-- ENTRIES SHOWN start --

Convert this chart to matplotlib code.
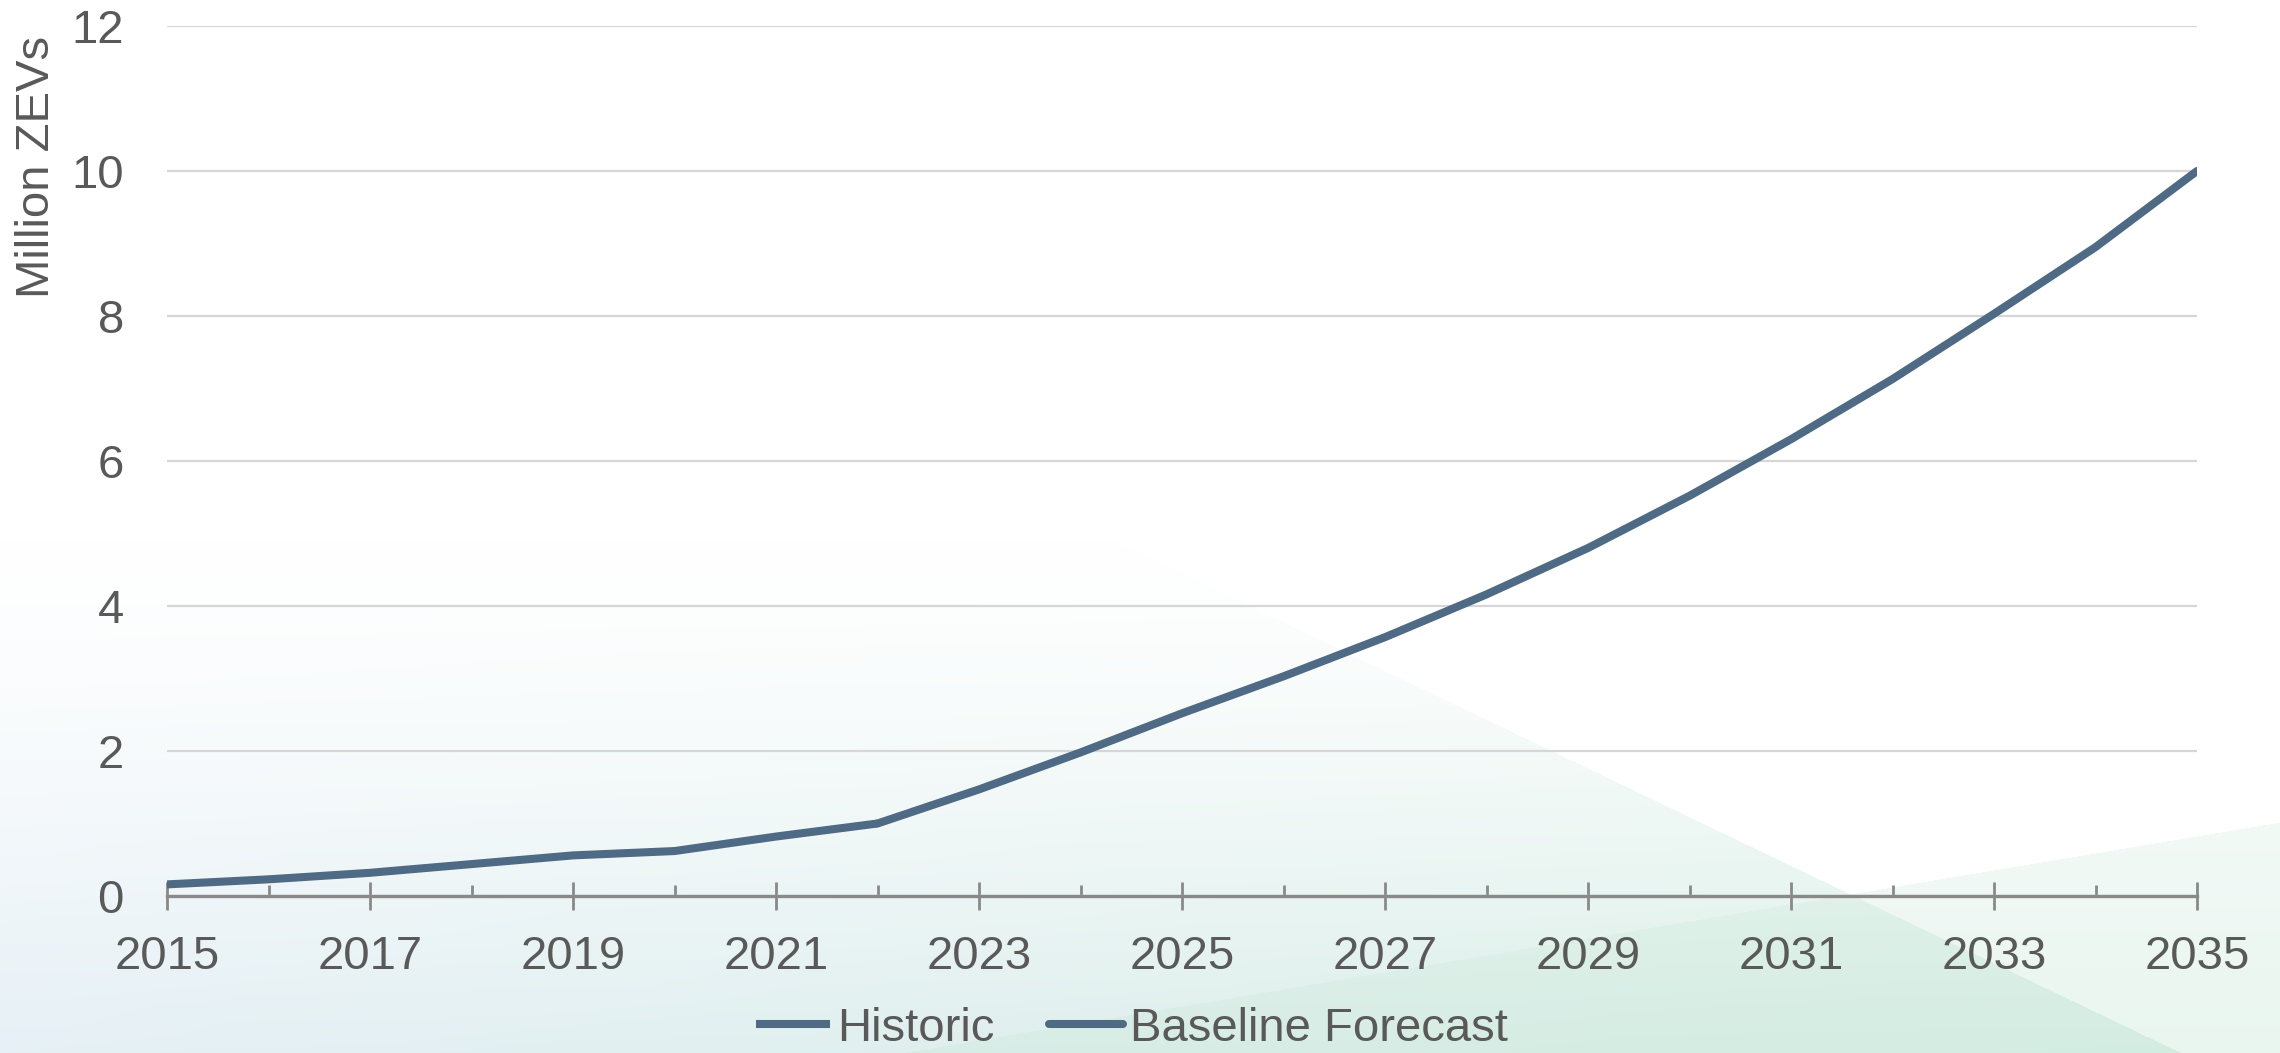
import numpy as np
import matplotlib
matplotlib.use('Agg')
from matplotlib import pyplot as plt

# data
hist_years = [2015, 2016, 2017, 2018, 2019, 2020, 2021, 2022]
hist_values = [0.16, 0.23, 0.32, 0.44, 0.56, 0.62, 0.82, 1.00]
fcst_years = [2022, 2023, 2024, 2025, 2026, 2027, 2028, 2029,
              2030, 2031, 2032, 2033, 2034, 2035]
fcst_values = [1.00, 1.47, 1.98, 2.52, 3.03, 3.57, 4.16, 4.80,
               5.52, 6.30, 7.13, 8.03, 8.95, 10.0]
series_names = ['Historic', 'Baseline Forecast']
y_ticks = [0, 2, 4, 6, 8, 10, 12]
x_ticks = list(range(2015, 2036, 2))

line_color = '#4F6A84'
text_color = '#595959'

plt.rcParams['font.family'] = ['Liberation Sans', 'DejaVu Sans']

W, H = 2280, 1053
fig = plt.figure(figsize=(W / 100, H / 100), dpi=100)

# slide-like background: soft gradient plus two tinted shapes
yy, xx = np.mgrid[0:H, 0:W]
blue = np.array([0xe6, 0xf0, 0xf6]) / 255
green = np.array([0xd6, 0xee, 0xe3]) / 255
deep_green = np.array([0xcf, 0xea, 0xdd]) / 255
fx = (xx / W)[..., None]
col_a = blue * (1 - fx) + green * fx
s_a = (np.clip((yy - 540) / (H - 540), 0, 1) ** 1.3)[..., None]
in_a = (yy > 676 + 0.48 * (xx - 1396))[..., None]
img = np.ones((H, W, 3))
img = np.where(in_a, img * (1 - s_a) + col_a * s_a, img)
in_b = (yy > 1053 - 0.1675 * (xx - 901))[..., None]
s_b = (0.25 + 0.2 * np.clip((yy - 800) / 253, 0, 1))[..., None]
img = np.where(in_b, img * (1 - s_b) + deep_green * s_b, img)

bg = fig.add_axes([0, 0, 1, 1], zorder=-1)
bg.imshow(img, aspect='auto', extent=(0, 1, 0, 1), origin='upper')
bg.axis('off')

ax = fig.add_axes([167 / W, 1 - 896 / H, (2197 - 167) / W, (896 - 26) / H])
ax.patch.set_alpha(0)

ax.plot(hist_years, hist_values, color=line_color, lw=5.8,
        solid_capstyle='butt', solid_joinstyle='round', label=series_names[0], zorder=3)
ax.plot(fcst_years, fcst_values, color=line_color, lw=5.8,
        solid_capstyle='round', solid_joinstyle='round', label=series_names[1], zorder=3)

ax.set_xlim(2015, 2035)
ax.set_ylim(0, 12)
ax.set_yticks(y_ticks)
ax.set_xticks(x_ticks)
ax.set_xticks(range(2016, 2035, 2), minor=True)
ax.grid(axis='y', color='#d6d6d6', lw=1.6, zorder=0)
ax.set_axisbelow(True)

for s in ['top', 'right', 'left']:
    ax.spines[s].set_visible(False)
ax.spines['bottom'].set_color('#898989')
ax.spines['bottom'].set_linewidth(2.4)
ax.spines['bottom'].set_zorder(2)

ax.tick_params(axis='x', which='major', direction='inout', length=20, width=2,
               color='#898989', pad=18, labelsize=34, labelcolor=text_color)
ax.tick_params(axis='x', which='minor', direction='in', length=8, width=2,
               color='#898989')
ax.tick_params(axis='y', length=0, pad=31, labelsize=34, labelcolor=text_color)

fig.text(37 / W, 1 - 167 / H, 'Million ZEVs', rotation=90, ha='center', va='center',
         fontsize=34, color=text_color)

handles, labels = ax.get_legend_handles_labels()
fig.legend(handles, labels, loc='center', bbox_to_anchor=(0.4965, 0.0228), ncol=2,
           frameon=False, fontsize=34, labelcolor=text_color, handlelength=1.56,
           handletextpad=0.15, columnspacing=1.15, borderpad=0, borderaxespad=0)

fig.savefig('out.png', dpi=100)
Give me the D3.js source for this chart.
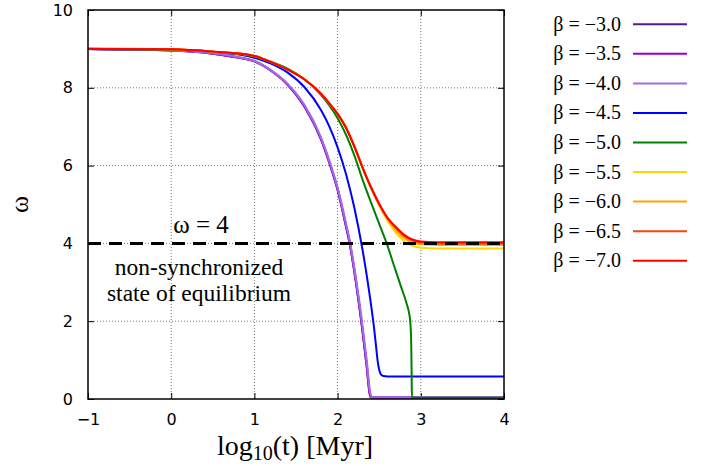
<!DOCTYPE html>
<html>
<head>
<meta charset="utf-8">
<script src="https://cdn.jsdelivr.net/npm/d3@7"></script>
<style>
  body { margin: 0; background: #fff; }
  svg { display: block; }
</style>
</head>
<body>
<div id="chart"></div>
<script>
var width = 719;
var height = 466;

// tick values
var xTicks = [-1, 0, 1, 2, 3, 4];
var yTicks = [0, 2, 4, 6, 8, 10];

// legend labels and colours, same order as the series below
var betaLabels = ["\u22123.0", "\u22123.5", "\u22124.0", "\u22124.5", "\u22125.0",
                  "\u22125.5", "\u22126.0", "\u22126.5", "\u22127.0"];
var betaColors = ["#551a8b", "#9400d3", "#a36ae6", "#0000ff", "#008000",
                  "#ffd700", "#ffa500", "#ff4500", "#ff0000"];

// [log10(t), omega]
var b30 = [[-1, 9.0], [0, 8.96], [0.5, 8.88], [0.8, 8.78], [1.0, 8.68], [1.2, 8.44], [1.4, 8.08],
           [1.6, 7.53], [1.8, 6.68], [1.9, 6.08], [2.0, 5.38], [2.1, 4.45], [2.15, 3.95], [2.2, 3.3],
           [2.3, 1.75], [2.35, 0.85], [2.385, 0.15], [2.40, 0.05], [2.45, 0.04], [4, 0.04]];
var b35 = [[-1, 9.0], [0, 8.96], [0.5, 8.88], [0.8, 8.78], [1.0, 8.68], [1.2, 8.44], [1.4, 8.08],
           [1.6, 7.53], [1.8, 6.69], [1.9, 6.09], [2.0, 5.39], [2.1, 4.46], [2.15, 3.96], [2.2, 3.31],
           [2.3, 1.76], [2.35, 0.86], [2.385, 0.16], [2.40, 0.05], [2.45, 0.03], [4, 0.03]];
var b40 = [[-1, 9.0], [0, 8.96], [0.5, 8.89], [0.8, 8.79], [1.0, 8.69], [1.2, 8.45], [1.4, 8.1],
           [1.6, 7.56], [1.8, 6.72], [1.9, 6.13], [2.0, 5.43], [2.1, 4.52], [2.15, 4.02], [2.2, 3.38],
           [2.3, 1.86], [2.35, 0.98], [2.39, 0.18], [2.41, 0.05], [2.46, 0.04], [4, 0.04]];
var b45 = [[-1, 9.0], [0, 8.98], [0.5, 8.93], [1.0, 8.77], [1.2, 8.62], [1.4, 8.39], [1.6, 8.02],
           [1.8, 7.43], [1.9, 7.01], [2.0, 6.47], [2.1, 5.79], [2.2, 4.93], [2.3, 3.83], [2.35, 3.18],
           [2.4, 2.45], [2.44, 1.79], [2.46, 1.4], [2.48, 1.0], [2.50, 0.75], [2.52, 0.63],
           [2.55, 0.59], [2.6, 0.58], [4, 0.58]];
var b50 = [[-1, 9.0], [0, 8.98], [0.5, 8.93], [1.0, 8.8], [1.2, 8.67], [1.4, 8.49], [1.6, 8.22],
           [1.8, 7.82], [1.9, 7.55], [2.0, 7.22], [2.1, 6.8], [2.2, 6.27], [2.3, 5.64], [2.4, 5.06],
           [2.5, 4.5], [2.59, 4.0], [2.69, 3.35], [2.76, 2.9], [2.83, 2.45], [2.86, 2.2],
           [2.875, 1.95], [2.885, 1.4], [2.89, 0.6], [2.893, 0.03], [2.95, 0.03], [4, 0.03]];
var b55 = [[-1, 9.0], [0, 8.99], [0.5, 8.93], [1.0, 8.82], [1.2, 8.66], [1.4, 8.47], [1.6, 8.22],
           [1.8, 7.85], [1.9, 7.6], [2.0, 7.33], [2.1, 6.97], [2.2, 6.49], [2.3, 5.94], [2.4, 5.43],
           [2.5, 4.97], [2.6, 4.58], [2.7, 4.28], [2.8, 4.06], [2.9, 3.94], [3.0, 3.89], [3.2, 3.87], [4, 3.87]];
var b60 = [[-1, 9.02], [-0.7, 9.01], [0, 8.99], [0.5, 8.93], [1.0, 8.82], [1.2, 8.66], [1.4, 8.47],
           [1.6, 8.22], [1.8, 7.85], [1.9, 7.6], [2.0, 7.33], [2.1, 6.98], [2.2, 6.5], [2.3, 5.95],
           [2.4, 5.44], [2.5, 5.0], [2.6, 4.62], [2.7, 4.35], [2.8, 4.14], [2.9, 4.02], [3.0, 3.98],
           [3.2, 3.96], [4, 3.96]];
var b65 = [[-1, 9.0], [0, 8.99], [0.5, 8.93], [1.0, 8.82], [1.2, 8.66], [1.4, 8.47], [1.6, 8.22],
           [1.8, 7.85], [1.9, 7.6], [2.0, 7.33], [2.1, 6.98], [2.2, 6.5], [2.3, 5.95], [2.4, 5.45],
           [2.5, 5.01], [2.6, 4.65], [2.7, 4.4], [2.8, 4.19], [2.9, 4.07], [3.0, 4.02], [3.2, 4.0], [4, 4.0]];
var b70 = [[-1, 9.0], [0, 8.99], [0.5, 8.93], [1.0, 8.82], [1.2, 8.66], [1.4, 8.47], [1.6, 8.22],
           [1.8, 7.85], [1.9, 7.6], [2.0, 7.33], [2.1, 6.98], [2.2, 6.5], [2.3, 5.95], [2.4, 5.45],
           [2.5, 5.02], [2.6, 4.66], [2.7, 4.42], [2.8, 4.22], [2.9, 4.1], [3.0, 4.05], [3.2, 4.03], [4, 4.03]];
var allSeries = [b30, b35, b40, b45, b50, b55, b60, b65, b70];

var omegaLine = 4;

var plot = { left: 88, right: 504, top: 10, bottom: 399 };

var svg = d3.select("#chart").append("svg")
        .attr("width", width)
        .attr("height", height);

var x = d3.scaleLinear().domain([-1, 4]).range([plot.left, plot.right]);
var y = d3.scaleLinear().domain([0, 10]).range([plot.bottom, plot.top]);

// dotted grid
var grid = svg.append("g").attr("class", "grid")
        .attr("stroke", "#777")
        .attr("stroke-width", 1)
        .attr("stroke-dasharray", "1,2");
grid.selectAll("line.gx")
        .data(xTicks.slice(1, -1))
        .enter().append("line")
        .attr("x1", function (d) { return x(d); })
        .attr("x2", function (d) { return x(d); })
        .attr("y1", plot.top)
        .attr("y2", plot.bottom);
grid.selectAll("line.gy")
        .data(yTicks.slice(1, -1))
        .enter().append("line")
        .attr("y1", function (d) { return y(d); })
        .attr("y2", function (d) { return y(d); })
        .attr("x1", plot.left)
        .attr("x2", plot.right);

// axes, ticks point inward like gnuplot
var fmt = d3.format("d");
var axB = svg.append("g")
        .attr("transform", "translate(0," + plot.bottom + ")")
        .call(d3.axisBottom(x).tickValues(xTicks).tickFormat(fmt).tickSizeInner(-6).tickSizeOuter(0).tickPadding(15));
var axL = svg.append("g")
        .attr("transform", "translate(" + plot.left + ",0)")
        .call(d3.axisLeft(y).tickValues(yTicks).tickFormat(fmt).tickSizeInner(-6).tickSizeOuter(0).tickPadding(15));
var axT = svg.append("g")
        .attr("transform", "translate(0," + plot.top + ")")
        .call(d3.axisTop(x).tickValues(xTicks).tickFormat("").tickSizeInner(-6).tickSizeOuter(0));
var axR = svg.append("g")
        .attr("transform", "translate(" + plot.right + ",0)")
        .call(d3.axisRight(y).tickValues(yTicks).tickFormat("").tickSizeInner(-6).tickSizeOuter(0));

[axB, axL, axT, axR].forEach(function (a) {
    a.select(".domain").remove();
    a.selectAll(".tick line").attr("stroke", "#000").attr("stroke-width", 1);
    a.selectAll("text")
            .attr("font-family", "DejaVu Sans, sans-serif")
            .attr("font-size", 16)
            .attr("fill", "#000");
});

// curves
var line = d3.line()
        .x(function (d) { return x(d[0]); })
        .y(function (d) { return y(d[1]); })
        .curve(d3.curveMonotoneX);

var curves = svg.append("g").attr("class", "curves");
allSeries.forEach(function (s, i) {
    curves.append("path")
            .attr("d", line(s))
            .attr("fill", "none")
            .attr("stroke", betaColors[i])
            .attr("stroke-width", i < 3 ? 2.2 : 2)
            .attr("stroke-linejoin", "round");
});

// omega = 4 dashed line
svg.append("line")
        .attr("x1", x(-1))
        .attr("x2", x(4))
        .attr("y1", y(omegaLine))
        .attr("y2", y(omegaLine))
        .attr("stroke", "#000")
        .attr("stroke-width", 3)
        .attr("stroke-dasharray", "13,8");

// border
svg.append("rect")
        .attr("x", plot.left)
        .attr("y", plot.top)
        .attr("width", plot.right - plot.left)
        .attr("height", plot.bottom - plot.top)
        .attr("fill", "none")
        .attr("stroke", "#000")
        .attr("stroke-width", 1.5);

// annotations
var serif = "Liberation Serif, Times New Roman, serif";
svg.append("text")
        .attr("x", 201).attr("y", 233)
        .attr("text-anchor", "middle")
        .attr("font-family", serif).attr("font-size", 25)
        .text("\u03c9 = 4");
svg.append("text")
        .attr("x", 199).attr("y", 275)
        .attr("text-anchor", "middle")
        .attr("font-family", serif).attr("font-size", 23.5)
        .text("non-synchronized");
svg.append("text")
        .attr("x", 199).attr("y", 301)
        .attr("text-anchor", "middle")
        .attr("font-family", serif).attr("font-size", 23.5)
        .text("state of equilibrium");

// axis titles
var xt = svg.append("text")
        .attr("x", 295).attr("y", 455)
        .attr("text-anchor", "middle")
        .attr("font-family", serif).attr("font-size", 28);
xt.append("tspan").text("log");
xt.append("tspan").attr("font-size", 20).attr("dy", 5).text("10");
xt.append("tspan").attr("dy", -5).text("(t) [Myr]");

svg.append("text")
        .attr("transform", "translate(28," + y(5) + ") rotate(-90)")
        .attr("text-anchor", "middle")
        .attr("font-family", serif).attr("font-size", 26)
        .text("\u03c9");

// legend
var legend = svg.append("g").attr("class", "legend");
betaLabels.forEach(function (lab, i) {
    var ly = 24.3 + i * 29.55;
    legend.append("text")
            .attr("x", 621).attr("y", ly + 6.5)
            .attr("text-anchor", "end")
            .attr("font-family", serif).attr("font-size", 20)
            .text("\u03b2 = " + lab);
    legend.append("line")
            .attr("x1", 633).attr("x2", 687)
            .attr("y1", ly).attr("y2", ly)
            .attr("stroke", betaColors[i])
            .attr("stroke-width", 2);
});
</script>
</body>
</html>
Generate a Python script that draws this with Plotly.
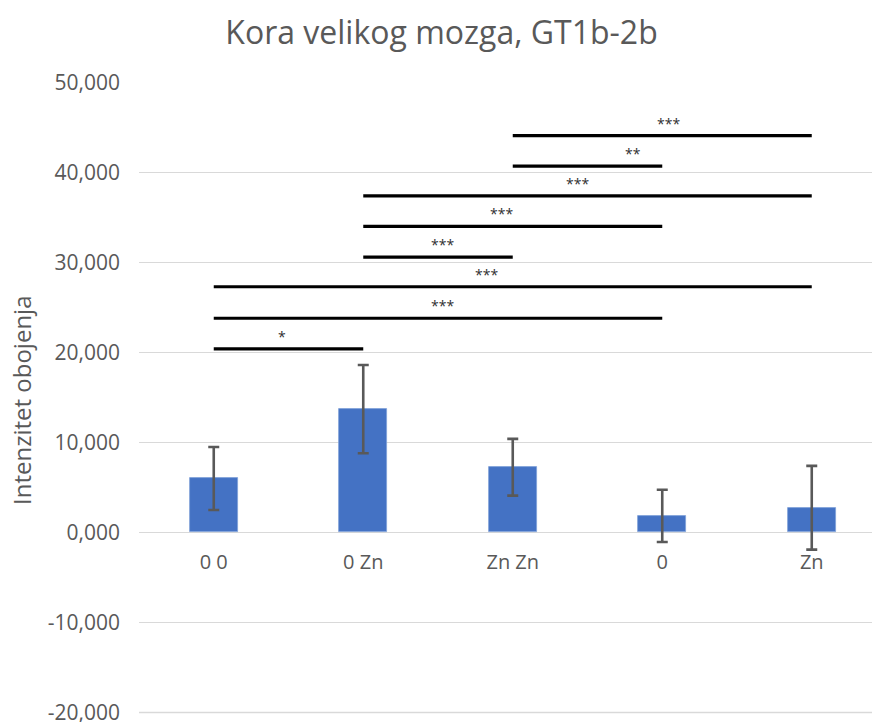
import plotly.graph_objects as go

# ---- data ----
categories = ["0 0", "0 Zn", "Zn Zn", "0", "Zn"]
means = [6.0, 13.7, 7.25, 1.85, 2.75]
errors = [3.5, 4.9, 3.15, 2.9, 4.65]

# significance comparisons: (from index, to index, level, label, label x position)
sig_from = [0, 0, 0, 1, 1, 1, 2, 2]
sig_to = [1, 3, 4, 2, 3, 4, 3, 4]
sig_level = [20.4, 23.8, 27.3, 30.6, 34.0, 37.4, 40.7, 44.1]
sig_label = ["*", "***", "***", "***", "***", "***", "**", "***"]
sig_label_x = [0.455, 1.529, 1.826, 1.529, 1.926, 2.434, 2.806, 3.040]

y_ticks = [-20, -10, 0, 10, 20, 30, 40, 50]
y_ticktext = [f"{v:.3f}".replace(".", ",") for v in y_ticks]

FONT = "Open Sans"
GREY = "#595959"
GRID = "#d9d9d9"

Y_MIN, Y_MAX = -20.5, 50.05

fig = go.Figure()
fig.add_trace(go.Bar(
    x=categories, y=means, width=0.32,
    marker=dict(color="#4472C4", line=dict(color="#7f9fd8", width=0.8)),
    error_y=dict(type="data", array=errors, visible=True,
                 color="#595959", thickness=2.6, width=5.5),
    showlegend=False, hoverinfo="skip",
))

for a, b, lvl in zip(sig_from, sig_to, sig_level):
    fig.add_trace(go.Scatter(
        x=[categories[a], categories[b]], y=[lvl, lvl], mode="lines",
        line=dict(color="black", width=3.2), showlegend=False, hoverinfo="skip",
    ))

for lx, lvl, lab in zip(sig_label_x, sig_level, sig_label):
    fig.add_annotation(x=lx, y=lvl, text=lab, showarrow=False,
                       xref="x", yref="y", yanchor="bottom", yshift=1,
                       font=dict(family=FONT, size=14, color="#303030"))

# bottom gridline (plotly omits it so close to the plot edge)
fig.add_shape(type="line", xref="paper", yref="y", x0=0, x1=1,
              y0=y_ticks[0], y1=y_ticks[0], layer="below",
              line=dict(color=GRID, width=1.3))

fig.add_annotation(text="Intenzitet obojenja", textangle=-90, showarrow=False,
                   xref="paper", yref="paper", x=(21 - 139) / 733, y=(717 - 400) / 635,
                   xanchor="center", yanchor="middle",
                   font=dict(family=FONT, size=24, color=GREY))

fig.update_layout(
    width=872, height=722,
    paper_bgcolor="white", plot_bgcolor="white",
    margin=dict(l=139, r=0, t=82, b=5),
    title=dict(text="Kora velikog mozga, GT1b-2b", x=(228 + 655) / 2 / 872, xanchor="center",
               y=1 - 33 / 722, yanchor="middle", xref="container", yref="container",
               font=dict(family=FONT, size=32, color=GREY)),
    xaxis=dict(type="category", range=[-0.5, 4.403], showgrid=False, zeroline=False,
               showline=False, ticks="", anchor="free",
               position=(0 - Y_MIN) / (Y_MAX - Y_MIN), ticklabelstandoff=16,
               tickfont=dict(family=FONT, size=20, color=GREY), automargin=False),
    yaxis=dict(range=[Y_MIN, Y_MAX], tickvals=y_ticks, ticktext=y_ticktext,
               showgrid=True, gridcolor=GRID, gridwidth=1.3, zeroline=False,
               showline=False, ticks="", ticklabelstandoff=18, ticklabeloverflow="allow",
               tickfont=dict(family=FONT, size=21, color=GREY), automargin=False),
    bargap=0,
)

fig.write_html("out.html", config={"displayModeBar": False},
               post_script="document.body.style.margin='0';document.body.style.overflow='hidden';")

-- ENTRIES SHOWN end --

» **TASK BRIEF**:
Keep to the lines above from the line with "Give me the D3.js source for this chart." to the line with "var yTicks = [0, 2, 4, 6, 8, 10];", and set down exactly those, inclusive, with nothing else and every picture left out.

» **RESPONSE TO THIS TASK**:
Give me the D3.js source for this chart.
<!DOCTYPE html>
<html>
<head>
<meta charset="utf-8">
<script src="https://cdn.jsdelivr.net/npm/d3@7"></script>
<style>
  body { margin: 0; background: #fff; }
  svg { display: block; }
</style>
</head>
<body>
<div id="chart"></div>
<script>
var width = 719;
var height = 466;

// tick values
var xTicks = [-1, 0, 1, 2, 3, 4];
var yTicks = [0, 2, 4, 6, 8, 10];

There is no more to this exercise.